Eve Ensler (SHS 1971)

Playwright, Performer, Activist

At first blush, it seems as if Eve Ensler has only existed for the past ten years, when her first great work The Vagina Monologues appeared.  Of course that couldn’t be further from the truth.  Ensler had been living the life of a woman pressured and abused by both society and by some players in her life, especially her father.  These experiences became the subject of much of her subsequent work.

The Vagina Monologues took the theater by storm, receiving the Obie Award in 1996 for best new play It has been translated and performed into 35 different languages all over the globe. Celebrities called the theater to offer Ensler their dramatic services. Jane Fonda, Susan Sarandon, Glenn Close and Oprah Winfrey starred. Ensler’s own experiences in writing and producing The Vagina Monologues led her to found V-Day, February 14, a global movement to address the violence against women. The women running V-day have raised over $30,000,000.
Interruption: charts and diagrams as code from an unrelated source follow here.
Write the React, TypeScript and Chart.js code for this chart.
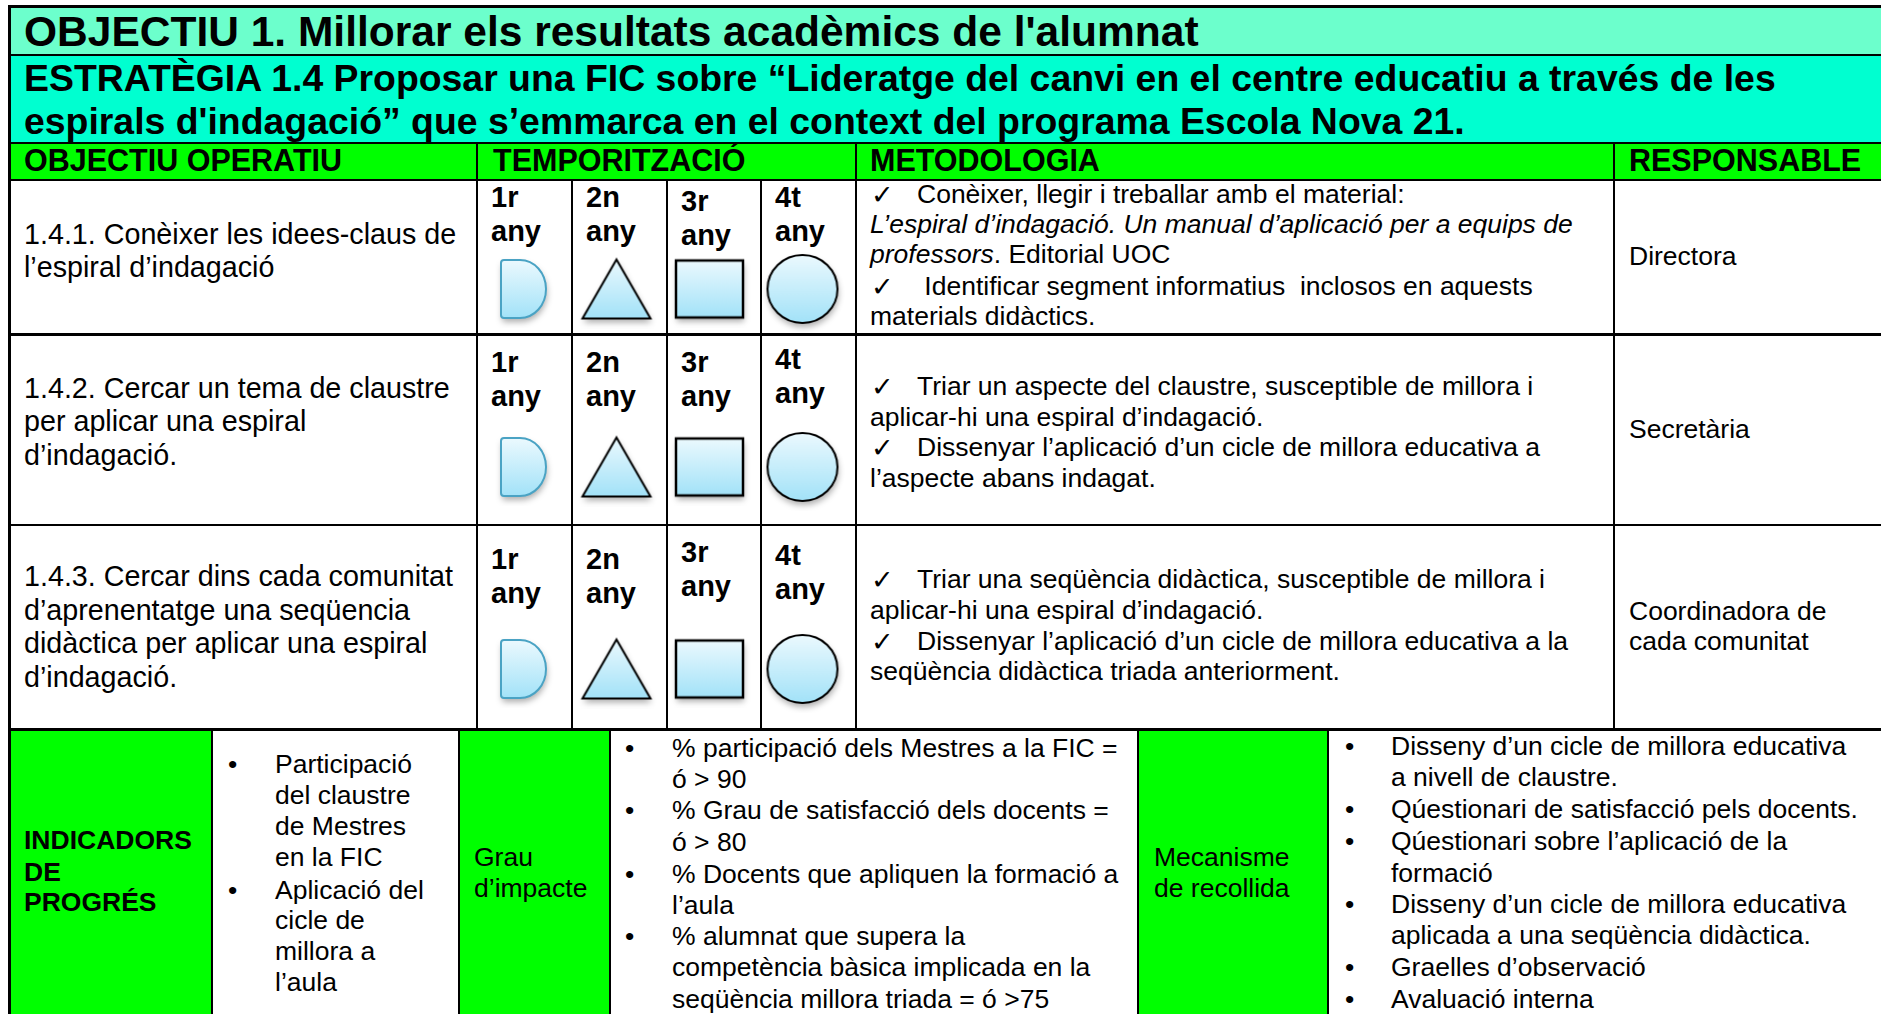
import React, { useEffect, useRef } from "react";
import { Chart, registerables } from "chart.js";

Chart.register(...registerables);

// ---------- DATA ----------
const titleText = "OBJECTIU 1. Millorar els resultats acadèmics de l'alumnat";
const strategyLines = [
  "ESTRATÈGIA 1.4 Proposar una FIC sobre “Lideratge del canvi en el centre educatiu a través de les",
  "espirals d'indagació” que s’emmarca en el context del programa Escola Nova 21.",
];
const headers = ["OBJECTIU OPERATIU", "TEMPORITZACIÓ", "METODOLOGIA", "RESPONSABLE"];
const years = ["1r any", "2n any", "3r any", "4t any"];
const shapeKinds = ["D", "triangle", "square", "circle"];
const objectiveLines = [
  ["1.4.1. Conèixer les idees-claus de", "l’espiral d’indagació"],
  ["1.4.2. Cercar un tema de claustre", "per aplicar una espiral", "d’indagació."],
  ["1.4.3. Cercar dins cada comunitat", "d’aprenentatge una seqüencia", "didàctica per aplicar una espiral", "d’indagació."],
];
// planned activity per year (1 = planned)
const planned141 = [1, 1, 1, 1];
const planned142 = [1, 1, 1, 1];
const planned143 = [1, 1, 1, 1];
const plannedRows = [planned141, planned142, planned143];

// methodology lines: [check?, segments of [text, italic]]
const methodology1: [boolean, [string, boolean][]][] = [
  [true, [["Conèixer, llegir i treballar amb el material:", false]]],
  [false, [["L’espiral d’indagació. Un manual d’aplicació per a equips de", true]]],
  [false, [["professors", true], [". Editorial UOC", false]]],
  [true, [[" Identificar segment informatius  inclosos en aquests", false]]],
  [false, [["materials didàctics.", false]]],
];
const methodology2: [boolean, [string, boolean][]][] = [
  [true, [["Triar un aspecte del claustre, susceptible de millora i", false]]],
  [false, [["aplicar-hi una espiral d’indagació.", false]]],
  [true, [["Dissenyar l’aplicació d’un cicle de millora educativa a", false]]],
  [false, [["l’aspecte abans indagat.", false]]],
];
const methodology3: [boolean, [string, boolean][]][] = [
  [true, [["Triar una seqüència didàctica, susceptible de millora i", false]]],
  [false, [["aplicar-hi una espiral d’indagació.", false]]],
  [true, [["Dissenyar l’aplicació d’un cicle de millora educativa a la", false]]],
  [false, [["seqüència didàctica triada anteriorment.", false]]],
];
const methodologies = [methodology1, methodology2, methodology3];
const responsables = [["Directora"], ["Secretària"], ["Coordinadora de", "cada comunitat"]];

const indicatorsTitle = ["INDICADORS", "DE", "PROGRÉS"];
const indicatorLines: [boolean, string][] = [
  [true, "Participació"], [false, "del claustre"], [false, "de Mestres"], [false, "en la FIC"],
  [true, "Aplicació del"], [false, "cicle de"], [false, "millora a"], [false, "l’aula"],
];
const impactTitle = ["Grau", "d’impacte"];
const impactLines: [boolean, string][] = [
  [true, "% participació dels Mestres a la FIC ="], [false, "ó > 90"],
  [true, "% Grau de satisfacció dels docents ="], [false, "ó > 80"],
  [true, "% Docents que apliquen la formació a"], [false, "l’aula"],
  [true, "% alumnat que supera la"], [false, "competència bàsica implicada en la"],
  [false, "seqüència millora triada = ó >75"],
];
const mechanismTitle = ["Mecanisme", "de recollida"];
const mechanismLines: [boolean, string][] = [
  [true, "Disseny d’un cicle de millora educativa"], [false, "a nivell de claustre."],
  [true, "Qúestionari de satisfacció pels docents."],
  [true, "Qúestionari sobre l’aplicació de la"], [false, "formació"],
  [true, "Disseny d’un cicle de millora educativa"], [false, "aplicada a una seqüència didàctica."],
  [true, "Graelles d’observació"], [true, "Avaluació interna"],
];

// ---------- LAYOUT ----------
const FONT = "'Liberation Sans', Arial, sans-serif";
const L = 9;
const R = 1881;
const H = { top: 6, title: 55, strat: 143, head: 180, r1: 334, r2: 525, r3: 729, bottom: 1014 };
const COL = { obj: 477, y2: 572, y3: 667, y4: 761, met: 856, resp: 1614 };
const BCOL = [212, 459, 610, 1138, 1328];
const yearLefts = [COL.obj, COL.y2, COL.y3, COL.y4];
const yearLabelCy = [
  [199, 199, 203, 199],
  [364, 364, 364, 361],
  [561, 561, 554, 557],
];
const shapeCy = [289, 467, 669];
const objCy = [[235, 268], [389, 422, 456], [577, 611, 644, 678]];
const metCy = [[196, 226, 256, 288, 318], [388, 419, 449, 480], [581, 612, 643, 673]];
const respCy = [[258], [431], [613, 643]];
const indCy = [766, 797, 828, 859, 892, 922, 953, 984];
const impCy = [750, 781, 812, 844, 876, 907, 938, 969, 1001];
const mecCy = [748, 779, 811, 843, 875, 906, 937, 969, 1001];

function Txt(props: { x: number; cy: number; size: number; bold?: boolean; italic?: boolean; children: any }) {
  const { x, cy, size, bold, italic, children } = props;
  return (
    <div
      style={{
        position: "absolute",
        left: x,
        top: cy - size * 0.64,
        fontSize: size,
        lineHeight: `${size * 1.2}px`,
        fontWeight: bold ? 700 : 400,
        fontStyle: italic ? "italic" : "normal",
        whiteSpace: "pre",
        fontFamily: FONT,
        color: "#000",
      }}
    >
      {children}
    </div>
  );
}

function Box(props: { x: number; y: number; w: number; h: number; bg: string }) {
  return <div style={{ position: "absolute", left: props.x, top: props.y, width: props.w, height: props.h, background: props.bg }} />;
}

function HLine(props: { y: number; x1: number; x2: number; t?: number }) {
  const t = props.t ?? 2;
  return <div style={{ position: "absolute", left: props.x1 - 1, top: props.y - t / 2, width: props.x2 - props.x1 + 2, height: t, background: "#000" }} />;
}
function VLine(props: { x: number; y1: number; y2: number; t?: number }) {
  const t = props.t ?? 2;
  return <div style={{ position: "absolute", left: props.x - t / 2, top: props.y1 - 1, width: t, height: props.y2 - props.y1 + 2, background: "#000" }} />;
}

// ---------- SHAPES (point styles) ----------
function makeShape(kind: string): HTMLCanvasElement {
  const dims: Record<string, [number, number]> = { D: [45, 58], triangle: [68, 59], square: [67, 57], circle: [70, 68] };
  const [w, h] = dims[kind];
  const pad = 10;
  const c = document.createElement("canvas");
  c.width = w + pad * 2;
  c.height = h + pad * 2;
  const ctx = c.getContext("2d")!;
  const x0 = pad, y0 = pad;
  const path = () => {
    ctx.beginPath();
    if (kind === "D") {
      const rx = 26;
      ctx.moveTo(x0 + 3, y0);
      ctx.lineTo(x0 + w - rx, y0);
      ctx.ellipse(x0 + w - rx, y0 + h / 2, rx, h / 2, 0, -Math.PI / 2, Math.PI / 2);
      ctx.lineTo(x0 + 3, y0 + h);
      ctx.quadraticCurveTo(x0, y0 + h, x0, y0 + h - 3);
      ctx.lineTo(x0, y0 + 3);
      ctx.quadraticCurveTo(x0, y0, x0 + 3, y0);
    } else if (kind === "triangle") {
      ctx.moveTo(x0 + w / 2, y0);
      ctx.lineTo(x0 + w, y0 + h);
      ctx.lineTo(x0, y0 + h);
    } else if (kind === "square") {
      ctx.rect(x0, y0, w, h);
    } else {
      ctx.ellipse(x0 + w / 2, y0 + h / 2, w / 2, h / 2, 0, 0, Math.PI * 2);
    }
    ctx.closePath();
  };
  const g = ctx.createLinearGradient(0, y0, 0, y0 + h);
  g.addColorStop(0, "#ebf9fe");
  g.addColorStop(1, "#a2e2f8");
  ctx.save();
  ctx.shadowColor = "rgba(0,0,0,0.32)";
  ctx.shadowBlur = 6;
  ctx.shadowOffsetX = 1;
  ctx.shadowOffsetY = 4;
  path();
  ctx.fillStyle = g;
  ctx.fill();
  ctx.restore();
  path();
  ctx.lineWidth = kind === "square" ? 2.5 : 2;
  ctx.strokeStyle = kind === "D" ? "#4aa3c4" : "#000";
  ctx.stroke();
  return c;
}

function ShapeRow(props: { values: number[]; left: number; top: number; width: number; height: number }) {
  const ref = useRef<HTMLCanvasElement | null>(null);
  useEffect(() => {
    if (!ref.current) return;
    const styles = shapeKinds.map(makeShape);
    const chart = new Chart(ref.current, {
      type: "line",
      data: {
        labels: years,
        datasets: [
          {
            data: props.values,
            pointStyle: styles as any,
            pointRadius: 20,
            showLine: false,
            clip: false as any,
          },
        ],
      },
      options: {
        animation: false,
        responsive: false,
        events: [],
        layout: { padding: 0, autoPadding: false },
        plugins: { legend: { display: false }, tooltip: { enabled: false } },
        scales: {
          x: { type: "category", offset: true, display: false },
          y: { min: 0, max: 2, display: false },
        },
      },
    });
    return () => chart.destroy();
  }, []);
  return (
    <canvas
      ref={ref}
      width={props.width}
      height={props.height}
      style={{ position: "absolute", left: props.left, top: props.top, width: props.width, height: props.height }}
    />
  );
}

export default function App() {
  useEffect(() => {
    document.body.style.margin = "0";
  }, []);
  const bodySize = 26.5;
  const objSize = 28.7;
  return (
    <div style={{ position: "relative", width: 1881, height: 1014, overflow: "hidden", background: "#fff", fontFamily: FONT }}>
      {/* backgrounds */}
      <Box x={L} y={H.top} w={R - L} h={H.title - H.top} bg="#6CFFCC" />
      <Box x={L} y={H.title} w={R - L} h={H.strat - H.title} bg="#00FFD0" />
      <Box x={L} y={H.strat} w={R - L} h={H.head - H.strat} bg="#00FF00" />
      <Box x={L} y={H.r3} w={BCOL[0] - L} h={H.bottom - H.r3} bg="#00FF00" />
      <Box x={BCOL[1]} y={H.r3} w={BCOL[2] - BCOL[1]} h={H.bottom - H.r3} bg="#00FF00" />
      <Box x={BCOL[3]} y={H.r3} w={BCOL[4] - BCOL[3]} h={H.bottom - H.r3} bg="#00FF00" />

      {/* title + strategy */}
      <Txt x={24} cy={33} size={42.5} bold>{titleText}</Txt>
      <Txt x={24} cy={80} size={37.4} bold>{strategyLines[0]}</Txt>
      <Txt x={24} cy={123} size={37.4} bold>{strategyLines[1]}</Txt>

      {/* headers */}
      <Txt x={24} cy={162} size={30.5} bold>{headers[0]}</Txt>
      <Txt x={493} cy={162} size={30.5} bold>{headers[1]}</Txt>
      <Txt x={870} cy={162} size={30.5} bold>{headers[2]}</Txt>
      <Txt x={1629} cy={162} size={30.5} bold>{headers[3]}</Txt>

      {/* body rows */}
      {objectiveLines.map((lines, r) => (
        <React.Fragment key={"row" + r}>
          {lines.map((t, i) => (
            <Txt key={"o" + i} x={24} cy={objCy[r][i]} size={objSize}>{t}</Txt>
          ))}
          {years.map((y, k) => {
            const [a, b] = y.split(" ");
            return (
              <React.Fragment key={"y" + k}>
                <Txt x={yearLefts[k] + 14} cy={yearLabelCy[r][k]} size={29} bold>{a}</Txt>
                <Txt x={yearLefts[k] + 14} cy={yearLabelCy[r][k] + 34} size={29} bold>{b}</Txt>
              </React.Fragment>
            );
          })}
          <ShapeRow values={plannedRows[r]} left={COL.obj} top={shapeCy[r] - 50} width={372} height={100} />
          {methodologies[r].map(([check, segs], i) => (
            <React.Fragment key={"m" + i}>
              {check && <Txt x={871} cy={metCy[r][i]} size={27}>✓</Txt>}
              <Txt x={check ? 917 : 870} cy={metCy[r][i]} size={bodySize}>
                {segs.map(([s, it], j) => (
                  <span key={j} style={{ fontStyle: it ? "italic" : "normal" }}>{s}</span>
                ))}
              </Txt>
            </React.Fragment>
          ))}
          {responsables[r].map((t, i) => (
            <Txt key={"r" + i} x={1629} cy={respCy[r][i]} size={bodySize}>{t}</Txt>
          ))}
        </React.Fragment>
      ))}

      {/* bottom section */}
      {indicatorsTitle.map((t, i) => (
        <Txt key={"it" + i} x={24} cy={[842, 874, 904][i]} size={26.5} bold>{t}</Txt>
      ))}
      {indicatorLines.map(([b, t], i) => (
        <React.Fragment key={"il" + i}>
          {b && <Txt x={228} cy={indCy[i]} size={bodySize}>•</Txt>}
          <Txt x={275} cy={indCy[i]} size={bodySize}>{t}</Txt>
        </React.Fragment>
      ))}
      {impactTitle.map((t, i) => (
        <Txt key={"gt" + i} x={474} cy={[859, 890][i]} size={bodySize}>{t}</Txt>
      ))}
      {impactLines.map(([b, t], i) => (
        <React.Fragment key={"gl" + i}>
          {b && <Txt x={625} cy={impCy[i]} size={bodySize}>•</Txt>}
          <Txt x={672} cy={impCy[i]} size={bodySize}>{t}</Txt>
        </React.Fragment>
      ))}
      {mechanismTitle.map((t, i) => (
        <Txt key={"mt" + i} x={1154} cy={[859, 890][i]} size={bodySize}>{t}</Txt>
      ))}
      {mechanismLines.map(([b, t], i) => (
        <React.Fragment key={"ml" + i}>
          {b && <Txt x={1345} cy={mecCy[i]} size={bodySize}>•</Txt>}
          <Txt x={1391} cy={mecCy[i]} size={bodySize}>{t}</Txt>
        </React.Fragment>
      ))}

      {/* grid lines */}
      <HLine y={H.top} x1={L} x2={R} t={3} />
      <HLine y={H.title} x1={L} x2={R} t={2} />
      <HLine y={H.strat} x1={L} x2={R} t={2} />
      <HLine y={H.head} x1={L} x2={R} t={2} />
      <HLine y={H.r1} x1={L} x2={R} t={3} />
      <HLine y={H.r2} x1={L} x2={R} t={2} />
      <HLine y={H.r3} x1={L} x2={R} t={3} />
      <VLine x={L} y1={H.top} y2={H.bottom} t={3} />
      <VLine x={COL.obj} y1={H.strat} y2={H.r3} />
      <VLine x={COL.met} y1={H.strat} y2={H.r3} />
      <VLine x={COL.resp} y1={H.strat} y2={H.r3} />
      <VLine x={COL.y2} y1={H.head} y2={H.r3} />
      <VLine x={COL.y3} y1={H.head} y2={H.r3} />
      <VLine x={COL.y4} y1={H.head} y2={H.r3} />
      {BCOL.map((x, i) => (
        <VLine key={"bc" + i} x={x} y1={H.r3} y2={H.bottom} />
      ))}
    </div>
  );
}
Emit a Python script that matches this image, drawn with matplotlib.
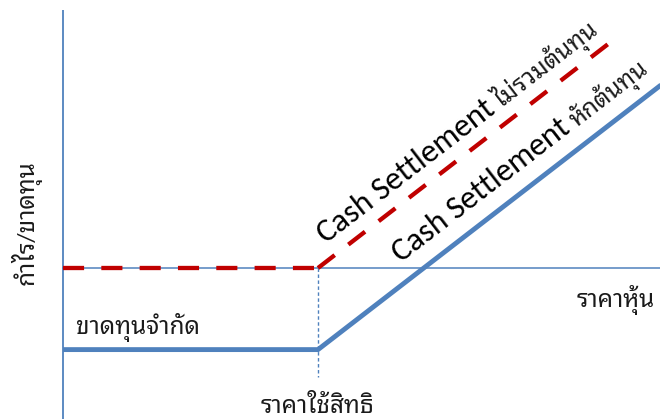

Ensler is not a one trick pony. She has written eight other plays including Necessary Targets about women and war and The Good Body, for which she recently toured in a one woman “show.” That play raises the big question, why must women all over the world change their appearances to be accepted? She also has written three books that carry her message visa the printed word. Ensler’s most recent book, published in 2006 is Insecure at Last.

Not surprisingly, Ensler’s intellectual activism in the theater has led to a deep commitment to women, young and old, around the globe. Repeatedly, she has been honored for her efforts in this area. In 2002 she received the Amnesty International Media Spotlight Award for Leadership and the next year was honored by her alma mater, Middlebury College, granting her an Honorary Doctor of Letters.